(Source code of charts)
▶
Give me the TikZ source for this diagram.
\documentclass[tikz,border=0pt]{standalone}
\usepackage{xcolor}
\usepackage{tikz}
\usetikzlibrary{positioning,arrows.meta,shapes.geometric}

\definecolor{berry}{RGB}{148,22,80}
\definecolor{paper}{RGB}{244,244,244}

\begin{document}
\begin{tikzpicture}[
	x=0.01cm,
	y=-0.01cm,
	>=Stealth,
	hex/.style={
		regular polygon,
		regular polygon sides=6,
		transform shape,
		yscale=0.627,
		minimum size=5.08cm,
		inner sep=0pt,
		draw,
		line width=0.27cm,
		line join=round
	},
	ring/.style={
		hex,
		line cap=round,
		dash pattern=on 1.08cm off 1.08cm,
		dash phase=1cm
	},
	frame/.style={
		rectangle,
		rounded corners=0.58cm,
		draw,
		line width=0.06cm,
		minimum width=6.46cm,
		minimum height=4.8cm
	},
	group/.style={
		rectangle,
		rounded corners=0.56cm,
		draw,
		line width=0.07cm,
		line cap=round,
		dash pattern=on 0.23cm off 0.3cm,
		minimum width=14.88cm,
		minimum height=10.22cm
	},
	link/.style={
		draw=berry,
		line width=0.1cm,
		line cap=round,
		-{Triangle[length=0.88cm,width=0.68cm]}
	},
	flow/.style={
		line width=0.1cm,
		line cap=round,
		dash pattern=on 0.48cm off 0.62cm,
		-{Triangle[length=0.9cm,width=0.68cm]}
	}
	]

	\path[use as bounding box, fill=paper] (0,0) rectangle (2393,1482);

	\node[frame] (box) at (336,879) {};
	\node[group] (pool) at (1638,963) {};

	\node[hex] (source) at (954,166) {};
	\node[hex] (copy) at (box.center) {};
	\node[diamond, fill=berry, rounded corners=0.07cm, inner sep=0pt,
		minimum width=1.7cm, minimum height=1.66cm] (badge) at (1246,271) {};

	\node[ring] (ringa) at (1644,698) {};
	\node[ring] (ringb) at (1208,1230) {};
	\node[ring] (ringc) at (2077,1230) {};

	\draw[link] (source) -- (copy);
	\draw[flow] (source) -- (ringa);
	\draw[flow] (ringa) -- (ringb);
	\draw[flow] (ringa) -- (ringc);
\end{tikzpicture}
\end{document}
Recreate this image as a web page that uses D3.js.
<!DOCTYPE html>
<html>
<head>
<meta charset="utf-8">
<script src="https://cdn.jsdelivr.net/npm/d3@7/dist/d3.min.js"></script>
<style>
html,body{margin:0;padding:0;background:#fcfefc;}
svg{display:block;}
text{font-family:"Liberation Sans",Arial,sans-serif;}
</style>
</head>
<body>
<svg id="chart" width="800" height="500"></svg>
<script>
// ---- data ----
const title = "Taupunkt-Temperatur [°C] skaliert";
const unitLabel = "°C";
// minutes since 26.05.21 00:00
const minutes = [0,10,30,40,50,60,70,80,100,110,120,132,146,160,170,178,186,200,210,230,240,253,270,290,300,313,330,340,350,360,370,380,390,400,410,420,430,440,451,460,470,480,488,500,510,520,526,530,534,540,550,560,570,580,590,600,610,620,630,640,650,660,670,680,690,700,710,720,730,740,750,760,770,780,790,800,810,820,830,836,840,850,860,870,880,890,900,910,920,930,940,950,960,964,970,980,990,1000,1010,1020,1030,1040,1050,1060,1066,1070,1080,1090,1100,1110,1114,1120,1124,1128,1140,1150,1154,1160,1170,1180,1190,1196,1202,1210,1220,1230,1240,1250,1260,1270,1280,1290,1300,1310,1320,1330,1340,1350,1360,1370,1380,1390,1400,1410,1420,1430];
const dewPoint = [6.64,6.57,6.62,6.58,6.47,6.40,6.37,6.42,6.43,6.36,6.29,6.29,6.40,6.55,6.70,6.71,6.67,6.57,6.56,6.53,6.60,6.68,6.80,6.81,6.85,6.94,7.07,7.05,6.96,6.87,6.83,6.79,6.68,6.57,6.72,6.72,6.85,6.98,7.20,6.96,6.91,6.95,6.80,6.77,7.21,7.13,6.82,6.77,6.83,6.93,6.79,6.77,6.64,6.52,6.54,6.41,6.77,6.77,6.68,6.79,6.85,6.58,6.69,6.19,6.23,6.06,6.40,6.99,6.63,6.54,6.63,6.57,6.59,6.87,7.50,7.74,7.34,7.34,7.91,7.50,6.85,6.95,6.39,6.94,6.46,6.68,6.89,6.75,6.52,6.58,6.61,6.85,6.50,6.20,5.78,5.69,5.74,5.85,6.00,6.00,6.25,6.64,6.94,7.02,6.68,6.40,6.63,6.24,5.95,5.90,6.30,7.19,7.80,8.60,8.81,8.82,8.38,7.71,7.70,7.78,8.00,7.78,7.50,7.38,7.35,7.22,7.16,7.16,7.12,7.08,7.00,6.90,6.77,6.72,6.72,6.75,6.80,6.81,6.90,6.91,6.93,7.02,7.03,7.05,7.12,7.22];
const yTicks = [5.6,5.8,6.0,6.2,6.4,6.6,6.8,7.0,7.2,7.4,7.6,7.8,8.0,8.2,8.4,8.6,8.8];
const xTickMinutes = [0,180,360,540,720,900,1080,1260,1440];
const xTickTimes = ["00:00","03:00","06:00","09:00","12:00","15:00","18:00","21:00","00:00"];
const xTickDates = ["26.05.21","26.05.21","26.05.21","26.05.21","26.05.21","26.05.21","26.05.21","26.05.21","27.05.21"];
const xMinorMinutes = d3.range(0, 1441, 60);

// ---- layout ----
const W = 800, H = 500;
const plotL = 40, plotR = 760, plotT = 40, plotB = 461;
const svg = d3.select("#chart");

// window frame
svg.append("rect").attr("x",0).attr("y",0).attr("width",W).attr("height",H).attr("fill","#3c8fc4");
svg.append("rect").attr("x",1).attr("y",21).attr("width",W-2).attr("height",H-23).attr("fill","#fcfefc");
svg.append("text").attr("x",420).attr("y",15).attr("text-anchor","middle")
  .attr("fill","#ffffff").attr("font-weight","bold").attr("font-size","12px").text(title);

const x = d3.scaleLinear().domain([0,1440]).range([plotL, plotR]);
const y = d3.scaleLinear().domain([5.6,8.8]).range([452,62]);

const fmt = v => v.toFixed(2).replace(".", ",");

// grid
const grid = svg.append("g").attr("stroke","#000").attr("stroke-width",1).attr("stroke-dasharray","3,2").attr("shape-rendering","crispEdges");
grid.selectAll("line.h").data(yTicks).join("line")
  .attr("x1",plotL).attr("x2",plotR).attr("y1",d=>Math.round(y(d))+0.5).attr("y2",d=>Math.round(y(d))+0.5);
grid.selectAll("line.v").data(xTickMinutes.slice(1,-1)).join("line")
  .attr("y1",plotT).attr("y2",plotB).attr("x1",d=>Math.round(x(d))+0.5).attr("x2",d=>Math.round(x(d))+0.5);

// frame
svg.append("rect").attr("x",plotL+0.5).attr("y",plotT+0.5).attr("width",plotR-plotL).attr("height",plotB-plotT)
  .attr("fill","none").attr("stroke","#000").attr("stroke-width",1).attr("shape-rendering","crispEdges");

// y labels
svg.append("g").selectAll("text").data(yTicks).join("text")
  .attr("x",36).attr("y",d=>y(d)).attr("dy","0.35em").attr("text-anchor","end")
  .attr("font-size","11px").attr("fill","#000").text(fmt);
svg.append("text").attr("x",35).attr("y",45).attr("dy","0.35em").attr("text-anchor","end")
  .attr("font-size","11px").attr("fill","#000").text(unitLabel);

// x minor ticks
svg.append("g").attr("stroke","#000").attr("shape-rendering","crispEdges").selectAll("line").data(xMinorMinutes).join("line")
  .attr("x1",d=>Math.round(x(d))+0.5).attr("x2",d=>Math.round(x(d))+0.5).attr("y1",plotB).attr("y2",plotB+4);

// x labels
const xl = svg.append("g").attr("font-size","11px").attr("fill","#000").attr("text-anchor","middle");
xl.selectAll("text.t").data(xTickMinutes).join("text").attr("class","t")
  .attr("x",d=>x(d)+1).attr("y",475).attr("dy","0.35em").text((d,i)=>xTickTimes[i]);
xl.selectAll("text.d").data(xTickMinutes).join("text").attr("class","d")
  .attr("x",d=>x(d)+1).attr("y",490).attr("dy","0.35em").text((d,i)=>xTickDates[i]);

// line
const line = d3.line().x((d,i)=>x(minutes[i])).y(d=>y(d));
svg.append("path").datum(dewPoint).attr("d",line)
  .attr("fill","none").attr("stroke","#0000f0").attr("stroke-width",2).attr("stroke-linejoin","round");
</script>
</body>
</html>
◀
§ **Task prompt**: Quote exactly the first line of the data and every line after it through the one holding "(pool) at (1638,963)".

§ **Answer to this exercise**:
Give me the TikZ source for this diagram.
\documentclass[tikz,border=0pt]{standalone}
\usepackage{xcolor}
\usepackage{tikz}
\usetikzlibrary{positioning,arrows.meta,shapes.geometric}

\definecolor{berry}{RGB}{148,22,80}
\definecolor{paper}{RGB}{244,244,244}

\begin{document}
\begin{tikzpicture}[
	x=0.01cm,
	y=-0.01cm,
	>=Stealth,
	hex/.style={
		regular polygon,
		regular polygon sides=6,
		transform shape,
		yscale=0.627,
		minimum size=5.08cm,
		inner sep=0pt,
		draw,
		line width=0.27cm,
		line join=round
	},
	ring/.style={
		hex,
		line cap=round,
		dash pattern=on 1.08cm off 1.08cm,
		dash phase=1cm
	},
	frame/.style={
		rectangle,
		rounded corners=0.58cm,
		draw,
		line width=0.06cm,
		minimum width=6.46cm,
		minimum height=4.8cm
	},
	group/.style={
		rectangle,
		rounded corners=0.56cm,
		draw,
		line width=0.07cm,
		line cap=round,
		dash pattern=on 0.23cm off 0.3cm,
		minimum width=14.88cm,
		minimum height=10.22cm
	},
	link/.style={
		draw=berry,
		line width=0.1cm,
		line cap=round,
		-{Triangle[length=0.88cm,width=0.68cm]}
	},
	flow/.style={
		line width=0.1cm,
		line cap=round,
		dash pattern=on 0.48cm off 0.62cm,
		-{Triangle[length=0.9cm,width=0.68cm]}
	}
	]

	\path[use as bounding box, fill=paper] (0,0) rectangle (2393,1482);

	\node[frame] (box) at (336,879) {};
	\node[group] (pool) at (1638,963) {};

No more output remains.